LVwG-650652/2/MZ

Linz, 20.06.2016

I M   N A M E N   D E R   R E P U B L I K

 

 

Das Landesverwaltungsgericht Oberösterreich hat durch seinen Richter         Mag. Dr. Markus Zeinhofer über die Beschwerde der V T, geb x, vertreten durch RA Dr.

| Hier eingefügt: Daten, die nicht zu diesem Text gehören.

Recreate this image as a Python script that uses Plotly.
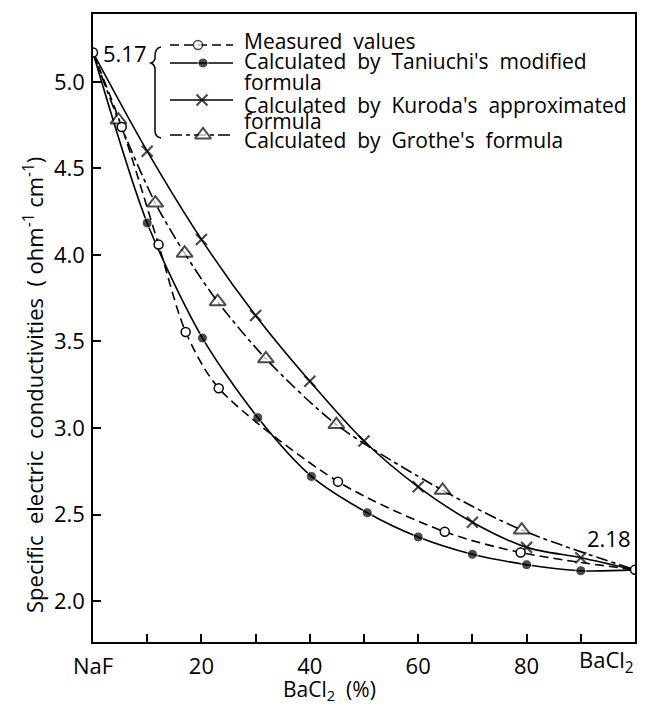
import plotly.graph_objects as go

# BaCl2 content (%) against specific electric conductivity (ohm^-1 cm^-1)
measured_x = [0, 5.3, 12.1, 17.1, 23.2, 45.2, 64.9, 78.9, 100]
measured_y = [5.17, 4.74, 4.06, 3.555, 3.23, 2.69, 2.40, 2.28, 2.18]

taniuchi_x = [0, 10, 20.2, 30.4, 40.3, 50.6, 60, 70, 80, 90, 100]
taniuchi_y = [5.17, 4.185, 3.52, 3.06, 2.72, 2.51, 2.37, 2.27, 2.21, 2.175, 2.18]

kuroda_x = [0, 10, 20, 30, 40, 50, 60, 70, 80, 90, 100]
kuroda_y = [5.17, 4.60, 4.09, 3.65, 3.27, 2.925, 2.66, 2.455, 2.31, 2.25, 2.18]

grothe_x = [0, 4.7, 11.5, 16.9, 23.0, 31.9, 44.9, 64.5, 79.1, 100]
grothe_y = [5.17, 4.78, 4.30, 4.01, 3.73, 3.40, 3.02, 2.64, 2.41, 2.18]

x_tickvals = [0, 20, 40, 60, 80]
x_ticktext = ["NaF", "20", "40", "60", "80"]
x_end_label = "BaCl<sub>2</sub>"
y_tickvals = [2.0, 2.5, 3.0, 3.5, 4.0, 4.5, 5.0]

legend_labels = [
    "Measured  values",
    "Calculated  by  Taniuchi's  modified",
    "formula",
    "Calculated  by  Kuroda's  approximated",
    "formula",
    "Calculated  by  Grothe's  formula",
]

W, H = 666, 706
L, R, T, B = 93, 31, 14, 64
FONT = "Open Sans, Roboto, Arial, sans-serif"
INK = "black"


def paper_x(p):
    return (p - L) / (W - L - R)


def paper_y(p):
    return (H - B - p) / (H - T - B)


def inner_sizes(n, size):
    # hide markers at the two pure-salt end points
    return [0] + [size] * (n - 2) + [0]


fig = go.Figure()

fig.add_trace(go.Scatter(
    x=taniuchi_x, y=taniuchi_y, mode="lines+markers",
    line=dict(color=INK, width=1.6, shape="spline", smoothing=0.8),
    marker=dict(symbol="circle", size=inner_sizes(len(taniuchi_x), 10), color=INK),
    showlegend=False,
))
fig.add_trace(go.Scatter(
    x=kuroda_x, y=kuroda_y, mode="lines+markers",
    line=dict(color=INK, width=1.6, shape="spline", smoothing=0.8),
    marker=dict(symbol="x-thin", size=inner_sizes(len(kuroda_x), 11),
                color=INK, line=dict(color=INK, width=2.2)),
    showlegend=False,
))
fig.add_trace(go.Scatter(
    x=grothe_x, y=grothe_y, mode="lines+markers",
    line=dict(color=INK, width=1.6, shape="spline", smoothing=0.8,
              dash="12px,4px,4px,4px"),
    marker=dict(symbol="triangle-up", size=inner_sizes(len(grothe_x), 14),
                color="white", line=dict(color=INK, width=2)),
    showlegend=False,
))
fig.add_trace(go.Scatter(
    x=measured_x, y=measured_y, mode="lines+markers",
    line=dict(color=INK, width=1.6, shape="spline", smoothing=0.8,
              dash="9px,5px"),
    marker=dict(symbol="circle", size=9, color="white",
                line=dict(color=INK, width=1.5)),
    showlegend=False,
))

# key samples, drawn on a pixel-scaled overlay axis pair
samples = [
    (45, "9px,5px", dict(symbol="circle", color="white", line=dict(color=INK, width=1.5)), 9, 198),
    (63, "solid", dict(symbol="circle", color=INK), 10, 203),
    (100, "solid", dict(symbol="x-thin", color=INK, line=dict(color=INK, width=2.2)), 11, 202),
    (135, "12px,4px,4px,4px", dict(symbol="triangle-up", color="white", line=dict(color=INK, width=2)), 14, 203),
]
for y_s, dash, mk, size, xm in samples:
    fig.add_trace(go.Scatter(
        x=[170, xm, 233], y=[y_s, y_s, y_s], mode="lines+markers",
        line=dict(color=INK, width=1.6, dash=dash),
        marker=dict(size=[0, size, 0], **mk),
        xaxis="x2", yaxis="y2", showlegend=False, cliponaxis=False,
    ))

# brace grouping the key entries
fig.add_shape(
    type="path", xref="x2", yref="y2",
    path="M 161,47 Q 155,48 155,56 L 155,59 Q 154,62 151,63 Q 154,64 155,68 "
         "L 155,131 Q 155,137 161,138",
    line=dict(color=INK, width=1.5),
)

annotations = []
for text, yc in zip(legend_labels, [41, 61, 82, 105, 121, 140]):
    annotations.append(dict(
        text=text, x=paper_x(242), y=paper_y(yc), xref="paper", yref="paper",
        xanchor="left", yanchor="middle", showarrow=False,
        font=dict(family=FONT, size=21, color=INK),
    ))

# end-point values
annotations.append(dict(
    text=f"{measured_y[0]:.2f}", x=measured_x[0], y=measured_y[0], xref="x", yref="y",
    xanchor="left", yanchor="middle", xshift=8, showarrow=False,
    font=dict(family=FONT, size=22, color=INK),
))
annotations.append(dict(
    text=f"{measured_y[-1]:.2f}", x=measured_x[-1], y=measured_y[-1], xref="x", yref="y",
    xanchor="right", yanchor="middle", xshift=-2, yshift=32, showarrow=False,
    font=dict(family=FONT, size=22, color=INK),
))

# right-hand end of the composition axis
annotations.append(dict(
    text=x_end_label, x=100, y=paper_y(661), xref="x", yref="paper",
    xanchor="right", yanchor="middle", xshift=1, showarrow=False,
    font=dict(family=FONT, size=22, color=INK),
))

# axis titles
annotations.append(dict(
    text="BaCl<sub>2</sub>  (%)", x=paper_x(329), y=paper_y(690),
    xref="paper", yref="paper", xanchor="center", yanchor="middle", showarrow=False,
    font=dict(family=FONT, size=21, color=INK),
))
annotations.append(dict(
    text="Specific  electric  conductivities  ( ohm<sup>-1</sup> cm<sup>-1</sup>)",
    x=paper_x(33), y=paper_y(385), xref="paper", yref="paper",
    xanchor="center", yanchor="middle", textangle=-90, showarrow=False,
    font=dict(family=FONT, size=22, color=INK),
))

axis_common = dict(
    showline=True, linecolor=INK, linewidth=1.5, mirror=True,
    ticks="inside", ticklen=8, tickwidth=1.5, tickcolor=INK,
    showgrid=False, zeroline=False,
    tickfont=dict(family=FONT, size=22, color=INK),
)

fig.update_layout(
    width=W, height=H,
    margin=dict(l=L, r=R, t=T, b=B),
    paper_bgcolor="white", plot_bgcolor="white",
    xaxis=dict(range=[0, 100], tickmode="array", tickvals=x_tickvals,
               ticktext=x_ticktext, ticklabelstandoff=4,
               minor=dict(dtick=10, tick0=0, ticks="inside", ticklen=8,
                          tickwidth=1.5, tickcolor=INK, showgrid=False),
               **axis_common),
    yaxis=dict(range=[1.763, 5.393], tickmode="array", tickvals=y_tickvals,
               ticktext=[f"{v:.1f}" for v in y_tickvals], ticklabelstandoff=2,
               **axis_common),
    xaxis2=dict(overlaying="x", range=[L, W - R], visible=False),
    yaxis2=dict(overlaying="y", range=[H - B, T], visible=False),
    annotations=annotations,
)

fig.write_html("out.html")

C A, G, L, gegen den Bescheid der Landespolizeidirektion Oberösterreich vom 2.5.2016, GZ: FE-338/2016, wegen der Entziehung der Lenkberechtigung,

 

 

zu Recht   e r k a n n t :

 

I.         Der Beschwerde wird insofern stattgegeben, als die Spruchpunkte 2.) und 3.) des angefochtenen Bescheides behoben werden.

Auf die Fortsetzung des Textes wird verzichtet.